We’ve spoken with a few potential users for the algorithm and managed to identify 2 key scenarios for the use:
- OP Airdrops (main scenario) There have been 5 airdrops to date, each drop reached ~50k addresses. While some addresses looked suspicious and there was an effort to restrict those in the past, false positive ranking led to significant dissatisfaction from the community. Also the rewarding mechanics change from drop to drop, and some rewards (e.g. for gas spending) has no incentives to Sybil Attacks. The team could use the algorithm to monitor the level of Sybils in the group at the moment to make better decisions in the future
- Citizen House (secondary scenario) Recently Citizen house started to invite guest voters in the RetroPGF in small batches handpicked by github or farcaster. There’s a high confidence that current samples have no Sybils, but for scalling it potentially from 2 hundreds to thousands need a way to leave out Sybils to avoid governance captures. In this case false positives are much better than allowing some Sybils in
Solution
Our initial capacities included:
- Tracking on-chain data as POAPs, Attestations (e.g. citizens) and delegates in the OP chain
- Membership in SAFE multisigs (unfortunately their API went down under attack lately, so we couldn’t collect some data)
- Delegates data (from Agora)
- Farcaster data (regarding following and OpenRank)
So already from researching the use cases we saw
- Different needs in accuracy between cases, even a request to give raw data of subscore to accommodate formula to different situations
- Also both cases had more analytical needs at the moment, rather than a specific process integration request (also nice to have, rather that must have)

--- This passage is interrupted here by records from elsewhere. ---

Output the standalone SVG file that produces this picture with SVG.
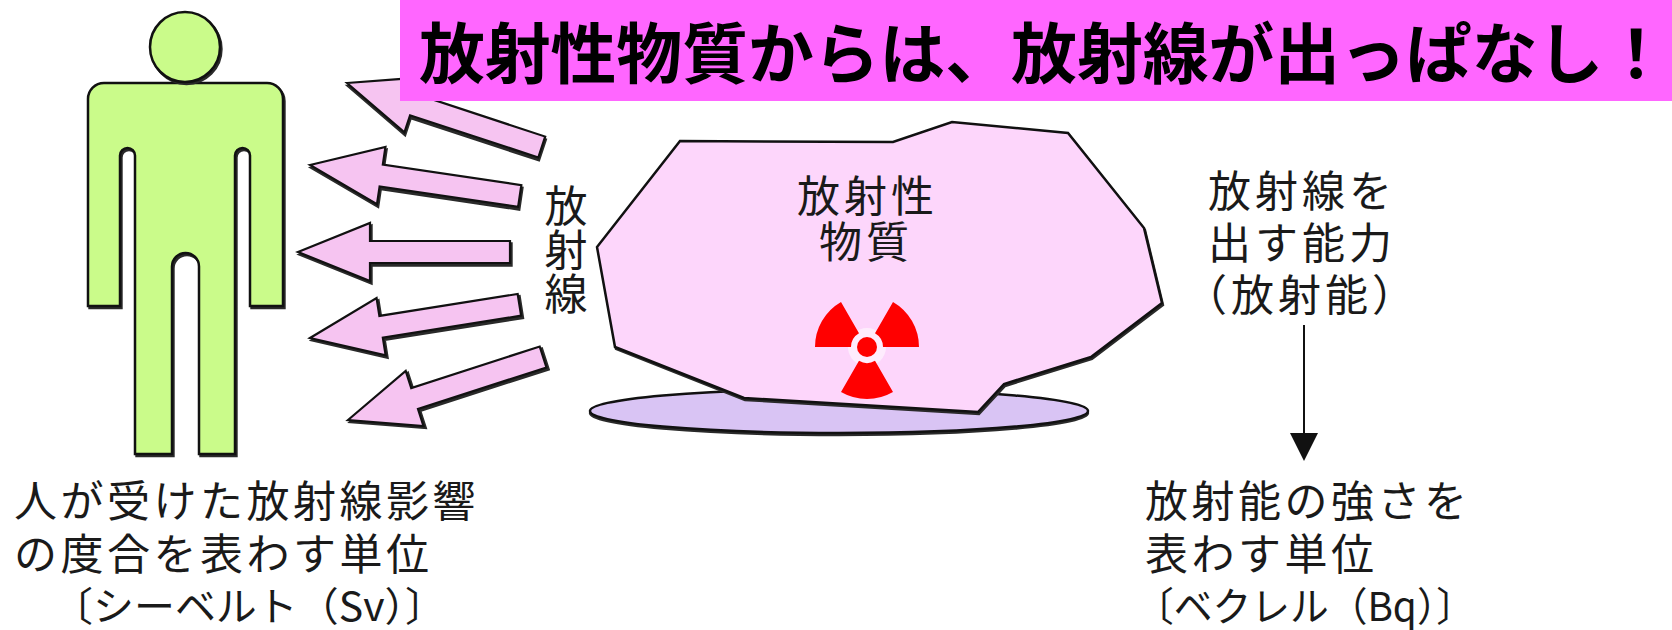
<svg xmlns="http://www.w3.org/2000/svg" xmlns:xlink="http://www.w3.org/1999/xlink" width="1672" height="630" viewBox="0 0 1672 630">
  <style>
    .txt { font-family: "Noto Sans CJK JP", "Noto Sans CJK SC", sans-serif; font-size: 43px; fill: #1a1a1a; }
    .sp { letter-spacing: 3.5px; }
    .sp4 { letter-spacing: 4px; }
    .vert { writing-mode: vertical-rl; letter-spacing: 1px; }
    .unit { font-size: 40px; letter-spacing: 0; }
    .title { font-family: "Noto Sans CJK JP", "Noto Sans CJK SC", sans-serif; font-weight: 700; font-size: 66px; fill: #000; }
    .shadow { fill: #2a2a2a; stroke: #2a2a2a; stroke-width: 2.4; stroke-linejoin: miter; }
    .ray { fill: #F6C4F1; stroke: #111; stroke-width: 2.2; stroke-linejoin: miter; }
    .body { fill: #CAFB8A; stroke: #111; stroke-width: 2.5; }
    .rock { fill: #FDD6FB; stroke: #111; stroke-width: 2.5; stroke-linejoin: miter; }
    .base { fill: #D9C4F4; stroke: #111; stroke-width: 2.5; }
    .trefoil { fill: #FF0000; }
    .link { stroke: #111; stroke-width: 2; fill: none; }
  </style>
  <defs>
    <polygon id="rayLong" points="0,0 72,-29 72,-11 212,-11 212,11 72,11 72,29"/>
    <polygon id="rayShort" points="0,0 70,-29 70,-11 205,-11 205,11 70,11 70,29"/>
    <path id="torso" d="M104,83 H267 A16,16 0 0 1 283,99 V306 H250 V155.5 A7.5,7.5 0 0 0 235,155.5 V454 H199 V266.5 A13.5,13.5 0 0 0 172,266.5 V454 H135 V155.5 A7.5,7.5 0 0 0 120,155.5 V306 H88 V99 A16,16 0 0 1 104,83 Z"/>
    <polygon id="stone" points="680,141 893,142 952,122 1068,133 1144,228 1162,303 1091,357 1004,384 978,412 744,398 615,347 597,247"/>
  </defs>

  <rect width="1672" height="630" fill="#ffffff"/>

  <!-- person -->
  <g id="person">
    <use xlink:href="#torso" class="shadow" transform="translate(1.5,2)"/>
    <use xlink:href="#torso" class="body"/>
    <circle cx="186.5" cy="49" r="35" class="shadow"/>
    <circle cx="185" cy="47" r="35" class="body"/>
  </g>

  <!-- radiation rays aimed at the person -->
  <g id="rays">
    <g transform="translate(347,83) rotate(18.2)">
      <use xlink:href="#rayShort" class="shadow" transform="translate(1.5,2.5)"/>
      <use xlink:href="#rayShort" class="ray"/>
    </g>
    <g transform="translate(310,165) rotate(8.4)">
      <use xlink:href="#rayLong" class="shadow" transform="translate(1.5,2.5)"/>
      <use xlink:href="#rayLong" class="ray"/>
    </g>
    <g transform="translate(298,252)">
      <use xlink:href="#rayLong" class="shadow" transform="translate(1.5,2.5)"/>
      <use xlink:href="#rayLong" class="ray"/>
    </g>
    <g transform="translate(310,338) rotate(-9)">
      <use xlink:href="#rayLong" class="shadow" transform="translate(1.5,2.5)"/>
      <use xlink:href="#rayLong" class="ray"/>
    </g>
    <g transform="translate(348,420) rotate(-17.9)">
      <use xlink:href="#rayShort" class="shadow" transform="translate(1.5,2.5)"/>
      <use xlink:href="#rayShort" class="ray"/>
    </g>
  </g>

  <!-- headline banner -->
  <g id="banner">
    <rect x="400" y="0" width="1272" height="101" fill="#FF66FF"/>
    <text x="419" y="78" class="title" textLength="1250" lengthAdjust="spacingAndGlyphs">放射性物質からは、放射線が出っぱなし！</text>
  </g>

  <!-- radioactive material on its base -->
  <g id="material">
    <ellipse cx="839" cy="413" rx="249" ry="22" class="shadow"/>
    <ellipse cx="839" cy="411" rx="249" ry="22" class="base"/>
    <use xlink:href="#stone" class="shadow" transform="translate(1,2)"/>
    <use xlink:href="#stone" class="rock"/>
    <text class="txt sp4"><tspan x="797" y="212">放射性</tspan><tspan x="819" y="258">物質</tspan></text>
    <g id="trefoil">
      <circle cx="867" cy="347" r="19" fill="#ffffff" opacity="0.55"/>
      <path class="trefoil" d="M851,347 L815,347 A52,52 0 0 1 841,301.97 L859,333.14 A16,16 0 0 0 851,347 Z"/>
      <path class="trefoil" d="M875,333.14 L893,301.97 A52,52 0 0 1 919,347 L883,347 A16,16 0 0 0 875,333.14 Z"/>
      <path class="trefoil" d="M875,360.86 L893,392.03 A52,52 0 0 1 841,392.03 L859,360.86 A16,16 0 0 0 875,360.86 Z"/>
      <circle cx="867" cy="347" r="10" class="trefoil"/>
    </g>
  </g>

  <!-- vertical label for the rays -->
  <g id="ray-label">
    <text x="566" y="184" class="txt vert">放射線</text>
  </g>

  <!-- activity description -->
  <g id="activity">
    <text class="txt sp4"><tspan x="1208" y="207">放射線を</tspan><tspan x="1208" y="259">出す能力</tspan><tspan x="1184" y="311">（放射能）</tspan></text>
  </g>

  <!-- becquerel unit -->
  <g id="becquerel">
    <text class="txt sp"><tspan x="1145" y="517">放射能の強さを</tspan><tspan x="1145" y="570">表わす単位</tspan></text>
    <text x="1135" y="621" class="txt unit" textLength="340" lengthAdjust="spacingAndGlyphs">〔ベクレル（Bq）〕</text>
  </g>

  <!-- sievert unit -->
  <g id="sievert">
    <text class="txt sp"><tspan x="14" y="517">人が受けた放射線影響</tspan><tspan x="14" y="570">の度合を表わす単位</tspan></text>
    <text x="52" y="621" class="txt unit" textLength="394" lengthAdjust="spacingAndGlyphs">〔シーベルト（Sv）〕</text>
  </g>

  <!-- connectors -->
  <g id="connectors">
    <line x1="1304" y1="325" x2="1304" y2="436" class="link"/>
    <polygon points="1290,433 1318,433 1304,461" fill="#111"/>
  </g>
</svg>
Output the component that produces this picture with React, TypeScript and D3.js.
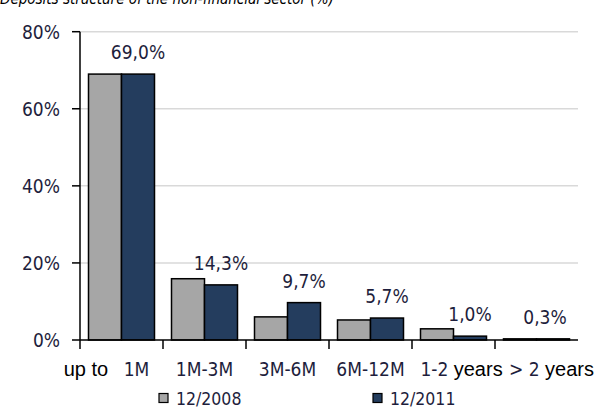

- In order to research the usefulness of model to predict Sybils we’ve decided to use Airdrop 5 sample as having much more on-chain data traces found (compared to guest voters and other airdrops), prioritizing also the Airdrop use case at the moment
So we’ve
- Collected the data on various sample (airdrops, retropgf voting)
- Compared the samples and identified a bunch of insights (specifically on the Aridrop 5 sample)
- Created an interface for individual testing and API for the developers:
- Test interface: https://farcaster-sybil-rank-algo.vercel.app/
- API: https://farcaster-sybil-rank-algo.vercel.app/api-docs
- Github:
Embed GitHub
Results
While not a sole predictor for Sybil, OpenRank could be the most useful in identifying real humans
- 76% of addresses showed at least some on-chain activity (POAPs, attestations or OpenRank), but it doesn’t mean others (or those with low activity) are clearly Sybils
- Between the identified parameters OpenRank seemed to be the hardest to fake, while multisig, POAPs and attestations could provide some meaningful data but are more prone to hijacking
- Also OpenRank proves to be best across other parameters in coverage (57% of addresses has some score compared ~43% who have POAPs or attestations)
- While some % of Sybils is expected in the sample, potentially it should be lower than 24% that have no activity we tracked (not mentioning those who have minimal)
- So Identified parameters might not be an accurate predictor for Sybils just on their own
Still parameters show a correlation with the rewards received and can advance understanding of the sample health
- Attestations have the strongest correlation with reward amounts (0.21), followed by OpenRank (0.19), and POAPs show the weakest correlation (0.1)
- Average reward for addresses with OpenRank was 90% higher than for those who had no such rank
- This additional parameters thus could be used as a health check for further airdrops
Interesting Facts
- We’ve found that airdrop samples had some good amount of “health” in the terms of sybil prediction, as they didn’t encourage such behaviour and have vast data on addresses. So the airdrop data could be used for Sybil identification in Farcaster where needed
- Some record breakers: Wuestenigel has 3059 POAPs andmrbreadsmith.eth has 835 attestations
- There’s only 11 citizens and 10 delegates in the sample
Next steps
- Discuss the findings with the community
- Analyse limitations and improvements
- using more proof of human protocols (e.g. Holonym)
- picking address activities also on other chains
- interaction with smart contracts (Gitcoin etc)
- Identify new questions / use cases
- Decide if the support/further development is needed